Monday, May 30, 2011

The Master Plan

  Laura and I hiked down to the dam yesterday in search of the homestead of one Mssr. Molyneaux, one of Camden's early settlers. I read a bit about him in Robinson's "History of Camden and Rockport" and his cabin was supposedly near where the dam is now. Molyneaux himself, an eccentric French aristocrat who had taken to living, hunting, and fishing the wilds in and around lake Megunticook (in which he ultimately drowned), described it as being at the point where the lake empties into the river--where the dam is now. Anyhow, I think we were on the wrong side of the river. There was a foundation, but it was concrete and appeared to have once been an operating structure for the dam.
  I didn't do any metal detecting, but I scraped around in the rubble and found these two great pieces. They are pretty large and as I started to lug them back to the car, Laura said, "You're joking, right? What are you going to do with all these rusty things you are bringing home?"
  "You just have to trust me," I said. "I have a Master Plan. I know it seems crazy now, but it will all make sense in the end."

Tuesday, May 24, 2011

Spring Is Here

  I got a lead on a good beach for finding porcelain doll parts last week and I checked it out. No body parts, but I did find this great spring and a nice light blue bottle-bottom. There were a lot of people searching the place, so my guess is it's probably a hot-spot for great sea-junk. I'll have to hit it early one morning after a big storm.

Thursday, May 19, 2011

Another Day In The Park

  I'm really getting spoiled by this place. I mean, it's a park--the terrain is flat and the grass is mowed, there is minimal modern rubbish, no hacking my way through the underbrush in search of some overgrown cellar-hole filled with rusted-out automobiles and tick-infested wild raspberries bushes. I just stop at the park on the way to work and dig up a few old coins and buttons. It's too easy.
  1915 Buffalo nickel, 1905 S Barber dime (silver), small belt-buckle, wheat penny, little #2 fishing weight, and two brass buttons.

Monday, May 16, 2011

The Infinite 8 of Willendorf

  I found this great little one-inch brass eight at an old home-site the other day. I gave it to Laura and she said, "Hey. It looks like a cross between the number eight and the Venus of Willendorf." I think it has a future in necklaces.
  This is the second brass eight I have found, the previous one discovered on North Haven last summer.

Sunday, May 15, 2011

The Bottomless Park

  The park continues to give up the old goods. I am literally only covering about twenty square feet of ground on every hunt. Apparently, the large county fairs were held there in the mid-1800's. It's funny, in any other state metal-detectorists would have picked that place clean years ago. I picked out a few more heavily worn Indian head pennies; an 1878 and an unreadable date.
  I found this great little three-and-a-half inch brass pocketknife. After cleaning I could make out the words "W-ville co. Waterbury." It turns out that this was a pre-Civil War pocketknife made by the Waterville company out of Connecticut. I may try to soak it in oil for a few weeks and see if I can bring it back to life.
  Also, there was a rusty ring, a gold-plated costume ring, a small brass buckle (probably a shoe buckle), and a few tiny brass buttons.

Saturday, May 14, 2011

Liberty Head Nickel

  A search in one of my favorite old parks yielded up this battered 1912D Liberty Head (or V) nickel. Alas, it was one year off from being the highly sought-after 3.5 million dollar 1913 Liberty Head.

Wednesday, May 11, 2011

19th Century Cellar Hole and Field

  I had a great hunt in the rain yesterday, around the remnants of an old cellar hole and a field in Pittston. The find of the day was a great 1863 Civil War Penny Token, the date of which was visible coming right out of the ground. These Civil War tokens were privately minted between 1862 and 1864, due to the lack of currency during the war, and were made illegal directly after. The rear says "Army and Navy", though it will take a little soaking in olive oil to clean it up.
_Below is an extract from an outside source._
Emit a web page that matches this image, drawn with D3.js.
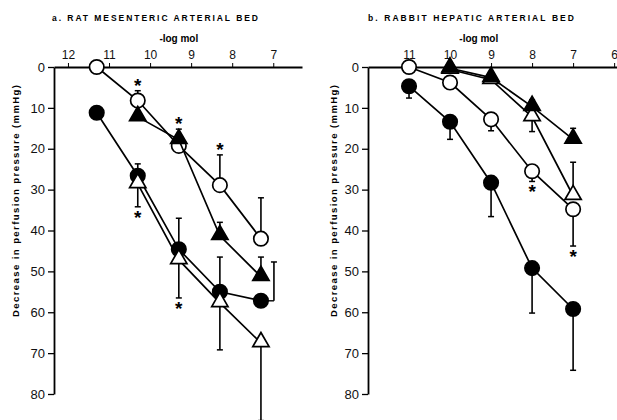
<!DOCTYPE html>
<html>
<head>
<meta charset="utf-8">
<script src="https://cdn.jsdelivr.net/npm/d3@7"></script>
<style>
  body { margin: 0; background: #fff; }
  svg { display: block; font-family: "Liberation Sans", Arial, sans-serif; }
</style>
</head>
<body>
<script>
'use strict';

// ---- panel a : rat mesenteric arterial bed ----
let xA = [11.3, 10.3, 9.3, 8.3, 7.3];
let xA4 = [10.3, 9.3, 8.3, 7.3];
let aOpenCircle = [0, 8.2, 19.3, 28.9, 42];
let aOpenCircleErr = [null, -2.4, null, -7.4, -10];
let aOpenCircleStar = [1, 3];
let aFilledTri = [12.2, 17.8, 41.3, 51.3];
let aFilledTriErr = [null, -2.6, -3.3, -4.8];
let aFilledTriStar = [1];
let aFilledCircle = [11.2, 26.6, 44.6, 55, 57.2];
let aFilledCircleErr = [-1.4, -2.9, -7.6, -8.5, -9.5];
let aOpenTri = [28.6, 47.2, 57.7, 67.5];
let aOpenTriErr = [5.6, 9.3, 11.5, 19];
let aOpenTriStar = [0, 1];

// ---- panel b : rabbit hepatic arterial bed ----
let xB = [11, 10, 9, 8, 7];
let xB4 = [10, 9, 8, 7];
let bOpenCircle = [0, 3.8, 12.8, 25.5, 34.8];
let bOpenCircleErr = [null, null, 2.8, 2.5, 9.0];
let bOpenCircleStar = [3, 4];
let bFilledCircle = [4.7, 13.4, 28.3, 49.2, 59.2];
let bFilledCircleErr = [2.9, 4.3, 8.3, 11, 15];
let bFilledTri = [0.3, 2.6, 9.7, 17.7];
let bFilledTriErr = [null, null, -1.7, -2.7];
let bOpenTri = [0.6, 3.1, 12.2, 31.5];
let bOpenTriErr = [null, null, 3.6, -8.2];

let xTicksA = [12, 11, 10, 9, 8, 7];
let xTicksB = [11, 10, 9, 8, 7, 6];
let yTicks = [0, 10, 20, 30, 40, 50, 60, 70, 80];

(function() {
  let svg = null;

  window.onload = function() {
    svg = d3.select('body').append('svg')
      .attr('width', 617)
      .attr('height', 420);

    let a = makePanel({
      left: 54, right: 302, xDomain: [12.34, 6.3], xTicks: xTicksA,
      title: 'a. RAT MESENTERIC ARTERIAL BED', titleX: 52, titleLen: 206,
      ylabX: 15
    });
    drawSeries(a, xA, aOpenCircle, aOpenCircleErr, aOpenCircleStar, 'circle', false);
    drawSeries(a, xA4, aFilledTri, aFilledTriErr, aFilledTriStar, 'tri', true);
    drawSeries(a, xA, aFilledCircle, aFilledCircleErr, [], 'circle', true, true);
    drawSeries(a, xA4, aOpenTri, aOpenTriErr, aOpenTriStar, 'tri', false);

    let b = makePanel({
      left: 368, right: 617, xDomain: [12, 5.93], xTicks: xTicksB,
      title: 'b. RABBIT HEPATIC ARTERIAL BED', titleX: 368, titleLen: 206,
      ylabX: 333
    });
    drawSeries(b, xB, bOpenCircle, bOpenCircleErr, bOpenCircleStar, 'circle', false);
    drawSeries(b, xB, bFilledCircle, bFilledCircleErr, [], 'circle', true);
    drawSeries(b, xB4, bOpenTri, bOpenTriErr, [], 'tri', false);
    drawSeries(b, xB4, bFilledTri, bFilledTriErr, [], 'tri', true);
  };

  // axes, title and labels of one panel
  function makePanel(p) {
    let x = d3.scaleLinear().domain(p.xDomain).range([p.left, p.right]);
    let y = d3.scaleLinear().domain([0, 80]).range([67, 394]);
    let g = svg.append('g');

    let xAxis = d3.axisTop(x).tickValues(p.xTicks).tickSize(4).tickSizeOuter(0)
      .tickFormat(d3.format('d'));
    let gx = g.append('g').attr('transform', 'translate(0,67)').call(xAxis);
    gx.select('.domain').attr('stroke-width', 1.8);
    gx.selectAll('text').attr('font-size', 12).attr('dy', 0).attr('y', -8)
      .attr('fill', '#111');

    let yAxis = d3.axisLeft(y).tickValues(yTicks).tickSize(6).tickSizeOuter(0);
    let gy = g.append('g').attr('transform', 'translate(' + p.left + ',0)').call(yAxis);
    gy.select('.domain').attr('stroke-width', 1.8);
    gy.selectAll('.tick line').attr('stroke-width', 1.3);
    gy.selectAll('text').attr('font-size', 13).attr('x', -9)
      .attr('fill', '#111');

    g.append('text')
      .attr('x', p.titleX).attr('y', 21)
      .attr('font-size', 8.5).attr('font-weight', 'bold')
      .attr('textLength', p.titleLen).attr('lengthAdjust', 'spacing')
      .text(p.title);

    g.append('text')
      .attr('x', x(9.3)).attr('y', 42)
      .attr('text-anchor', 'middle')
      .attr('font-size', 10).attr('font-weight', 'bold')
      .text('-log mol');

    g.append('text')
      .attr('transform', 'translate(' + (p.ylabX + 4) + ',201)rotate(-90)')
      .attr('text-anchor', 'middle')
      .attr('font-size', 9.5).attr('font-weight', 'bold')
      .attr('textLength', 232).attr('lengthAdjust', 'spacing')
      .text('Decrease in perfusion pressure (mmHg)');

    return { g: g, x: x, y: y };
  }

  // line, error bars, asterisks and markers of one group
  function drawSeries(panel, xs, vals, errs, stars, shape, filled, offsetLast) {
    let x = panel.x, y = panel.y, g = panel.g.append('g');
    let pts = xs.map((d, i) => ({ x: d, v: vals[i], e: errs[i], i: i }));

    let line = d3.line().x(d => x(d.x)).y(d => y(d.v));
    g.append('path').datum(pts)
      .attr('d', line)
      .attr('fill', 'none')
      .attr('stroke', '#000')
      .attr('stroke-width', 1.7);

    pts.forEach(d => {
      if (d.e == null) return;
      let cx = x(d.x), cy = y(d.v), ey = y(d.v + d.e);
      let bx = cx;
      if (offsetLast && d.i === pts.length - 1) {
        bx = cx + 13;
        g.append('line').attr('x1', cx).attr('x2', bx).attr('y1', cy).attr('y2', cy)
          .attr('stroke', '#000').attr('stroke-width', 1.4);
      }
      g.append('line').attr('x1', bx).attr('x2', bx).attr('y1', cy).attr('y2', ey)
        .attr('stroke', '#000').attr('stroke-width', 1.6);
      g.append('line').attr('x1', bx - 3).attr('x2', bx + 3).attr('y1', ey).attr('y2', ey)
        .attr('stroke', '#000').attr('stroke-width', 1.5);
    });

    stars.forEach(i => {
      let d = pts[i];
      let ey = y(d.v + (d.e || 0));
      let sy = d.e < 0 ? ey - 8 : ey + 8;
      g.append('text')
        .attr('x', x(d.x)).attr('y', sy + 9)
        .attr('text-anchor', 'middle')
        .attr('font-size', 19).attr('font-weight', 'bold')
        .text('*');
    });

    let sym = shape === 'circle'
      ? d3.symbol().type(d3.symbolCircle).size(Math.PI * 52)
      : d3.symbol().type(d3.symbolTriangle).size(115);
    g.selectAll('.mk').data(pts).enter().append('path')
      .attr('transform', d => 'translate(' + x(d.x) + ',' + (y(d.v) + (shape === 'tri' ? -1 : 0)) + ')')
      .attr('d', sym)
      .attr('fill', filled ? '#000' : '#fff')
      .attr('stroke', '#000')
      .attr('stroke-width', 1.7);
  }
})();
</script>
</body>
</html>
  I also unearthed three Indian head pennies; an 1861, an 1886, and one still unreadable--a record number of Indians in one hunt for me. Two of them were actually stuck together in the soil, with their faces inward, which is why they look so good in the pics. They will clean up quite nicely.
  I found this great brass badge in the Pittston field. Apparently, it is circa 1930's and was issued for some "Boy Detective" comic strip. It is small, being less than 2 inches across. I was as excited to find this badge as I was to find the coins.
  Then there are the odds and ends: a few rusty knives, a tiny brass button, a large rusty iron button, watch cog, brass handle, unexploded artillery, an unidentifiable neat things. All in all, a fine day underground.

Monday, May 9, 2011


  I seem to find these things a lot near the ocean--some kind of old electrical insulators. I believe they are carbon-based, but they register on the detector as nickel.

Sunday, May 8, 2011

Blood, Mother! Blood!

  I was going through last year's sea-glass finds and putting together a jar of the best pieces for Laura, when I came across this great little fragment. I suspect it's from a bottle of blood, which was a huge seller in the 1800's.

Saturday, May 7, 2011

Water Works

  I found this great piece deep in the forests of Camden, at the site of a large collapsed 19th century stone dam. I love the verdigris patina and the raised numbers and I plan incorporating it into one of my first first stone sculptures, if I can stop accumulating junk long enough to do any sculpting.

Wednesday, May 4, 2011

Union Field Finds

  I thought that button was a coin. It looked exactly like a large cent coming out of the dirt. Alas, it goes into the button collection, a nice big 19th century brass. A crazy rusty spoon, a bone-handled knife, a wheat penny (almost 30 wheaties so far this year--too many), and a couple of rusty whatchamacallits. I think the small one is a gun part and the other a long-distance bottle opener or tongue depressor.